Task brief:
Transcribe the material verbatim in full; the pictures do not belong in the copy.

Supplied entries:
start

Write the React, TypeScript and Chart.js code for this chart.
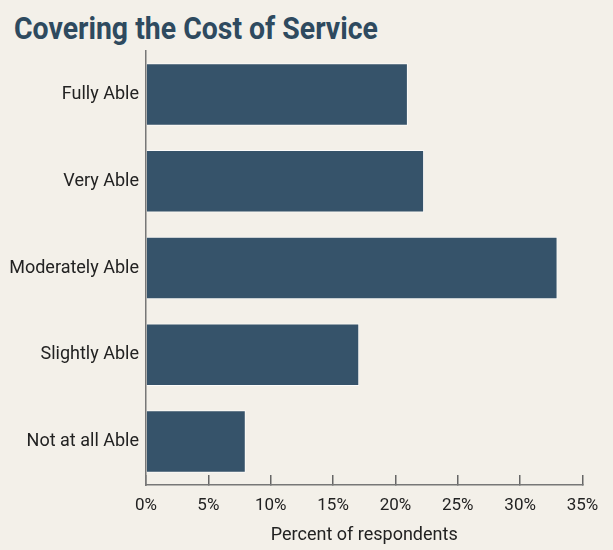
import React, { useEffect, useRef } from "react";
import { Chart, registerables } from "chart.js";

Chart.register(...registerables);

const categories = ["Fully Able", "Very Able", "Moderately Able", "Slightly Able", "Not at all Able"];
const percentValues = [21.0, 22.3, 33.0, 17.1, 8.0];
const tickValues = [0, 5, 10, 15, 20, 25, 30, 35];

const TITLE = "Covering the Cost of Service";
const AXIS_TITLE = "Percent of respondents";

const BG = "#f3f0e9";
const BAR = "#36536a";
const TEXT = "#222222";
const FONT = "Roboto, sans-serif";

export default function App() {
  const canvasRef = useRef<HTMLCanvasElement | null>(null);

  useEffect(() => {
    document.body.style.margin = "0";
    const canvas = canvasRef.current;
    if (!canvas) return;
    const chart = new Chart(canvas, {
      type: "bar",
      data: {
        labels: categories,
        datasets: [
          {
            data: percentValues,
            backgroundColor: BAR,
            borderColor: "rgba(255,255,255,0.75)",
            borderWidth: 1,
            barPercentage: 0.72,
            categoryPercentage: 1,
          },
        ],
      },
      options: {
        indexAxis: "y",
        animation: false,
        responsive: true,
        maintainAspectRatio: false,
        layout: { padding: { top: 51, right: 30.5, bottom: 0, left: 0 } },
        plugins: { legend: { display: false }, tooltip: { enabled: false } },
        scales: {
          x: {
            min: 0,
            max: 35,
            afterFit: (scale: any) => {
              scale.height = 65;
              scale.paddingLeft = 0;
              scale.paddingRight = 0;
            },
            afterBuildTicks: (scale: any) => {
              scale.ticks = tickValues.map((v) => ({ value: v }));
            },
            ticks: {
              callback: (v: any) => `${v}%`,
              color: TEXT,
              font: { family: FONT, size: 17 },
              padding: 21,
              maxRotation: 0,
            },
            grid: {
              drawOnChartArea: false,
              drawTicks: true,
              tickLength: -10,
              color: "#666",
              lineWidth: 1.5,
            },
            border: { display: true, color: "#777", width: 1.5 },
            title: {
              display: true,
              text: AXIS_TITLE,
              color: TEXT,
              font: { family: FONT, size: 18 },
              padding: { top: 0, bottom: 4 },
            },
          },
          y: {
            afterFit: (scale: any) => {
              scale.width = 146;
            },
            ticks: {
              color: TEXT,
              font: { family: FONT, size: 18 },
              padding: 7,
            },
            grid: { display: false, drawTicks: false },
            border: { display: true, color: "#777", width: 1.5 },
          },
        },
      },
    });
    return () => chart.destroy();
  }, []);

  return (
    <div style={{ position: "relative", width: 613, height: 550, background: BG, overflow: "hidden" }}>
      <div
        style={{
          position: "absolute",
          left: 14,
          top: 11,
          fontFamily: FONT,
          fontWeight: 700,
          fontSize: 31,
          color: "#2e4a5f",
          whiteSpace: "nowrap",
          lineHeight: "36px",
          transform: "scaleX(0.917)",
          transformOrigin: "left center",
        }}
      >
        {TITLE}
      </div>
      <canvas ref={canvasRef} style={{ position: "absolute", left: 0, top: 0 }} />
    </div>
  );
}
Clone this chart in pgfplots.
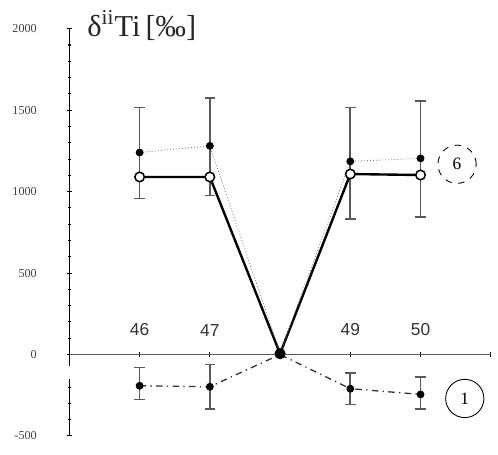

end

Answer to the exercise:
Write the React, TypeScript and Chart.js code for this chart.
import React, { useEffect, useRef } from "react";
import { Chart, registerables } from "chart.js";

Chart.register(...registerables);

const categories = ["Fully Able", "Very Able", "Moderately Able", "Slightly Able", "Not at all Able"];
const percentValues = [21.0, 22.3, 33.0, 17.1, 8.0];
const tickValues = [0, 5, 10, 15, 20, 25, 30, 35];

const TITLE = "Covering the Cost of Service";
const AXIS_TITLE = "Percent of respondents";

const BG = "#f3f0e9";
const BAR = "#36536a";
const TEXT = "#222222";
const FONT = "Roboto, sans-serif";

export default function App() {
  const canvasRef = useRef<HTMLCanvasElement | null>(null);

  useEffect(() => {
    document.body.style.margin = "0";
    const canvas = canvasRef.current;
    if (!canvas) return;
    const chart = new Chart(canvas, {
      type: "bar",
      data: {
        labels: categories,
        datasets: [
          {
            data: percentValues,
            backgroundColor: BAR,
            borderColor: "rgba(255,255,255,0.75)",
            borderWidth: 1,
            barPercentage: 0.72,
            categoryPercentage: 1,
          },
        ],
      },
      options: {
        indexAxis: "y",
        animation: false,
        responsive: true,
        maintainAspectRatio: false,
        layout: { padding: { top: 51, right: 30.5, bottom: 0, left: 0 } },
        plugins: { legend: { display: false }, tooltip: { enabled: false } },
        scales: {
          x: {
            min: 0,
            max: 35,
            afterFit: (scale: any) => {
              scale.height = 65;
              scale.paddingLeft = 0;
              scale.paddingRight = 0;
            },
            afterBuildTicks: (scale: any) => {
              scale.ticks = tickValues.map((v) => ({ value: v }));
            },
            ticks: {
              callback: (v: any) => `${v}%`,
              color: TEXT,
              font: { family: FONT, size: 17 },
              padding: 21,
              maxRotation: 0,
            },
            grid: {
              drawOnChartArea: false,
              drawTicks: true,
              tickLength: -10,
              color: "#666",
              lineWidth: 1.5,
            },
            border: { display: true, color: "#777", width: 1.5 },
            title: {
              display: true,
              text: AXIS_TITLE,
              color: TEXT,
              font: { family: FONT, size: 18 },
              padding: { top: 0, bottom: 4 },
            },
          },
          y: {
            afterFit: (scale: any) => {
              scale.width = 146;
            },
            ticks: {
              color: TEXT,
              font: { family: FONT, size: 18 },
              padding: 7,
            },
            grid: { display: false, drawTicks: false },
            border: { display: true, color: "#777", width: 1.5 },
          },
        },
      },
    });
    return () => chart.destroy();
  }, []);

  return (
    <div style={{ position: "relative", width: 613, height: 550, background: BG, overflow: "hidden" }}>
      <div
        style={{
          position: "absolute",
          left: 14,
          top: 11,
          fontFamily: FONT,
          fontWeight: 700,
          fontSize: 31,
          color: "#2e4a5f",
          whiteSpace: "nowrap",
          lineHeight: "36px",
          transform: "scaleX(0.917)",
          transformOrigin: "left center",
        }}
      >
        {TITLE}
      </div>
      <canvas ref={canvasRef} style={{ position: "absolute", left: 0, top: 0 }} />
    </div>
  );
}
Clone this chart in pgfplots.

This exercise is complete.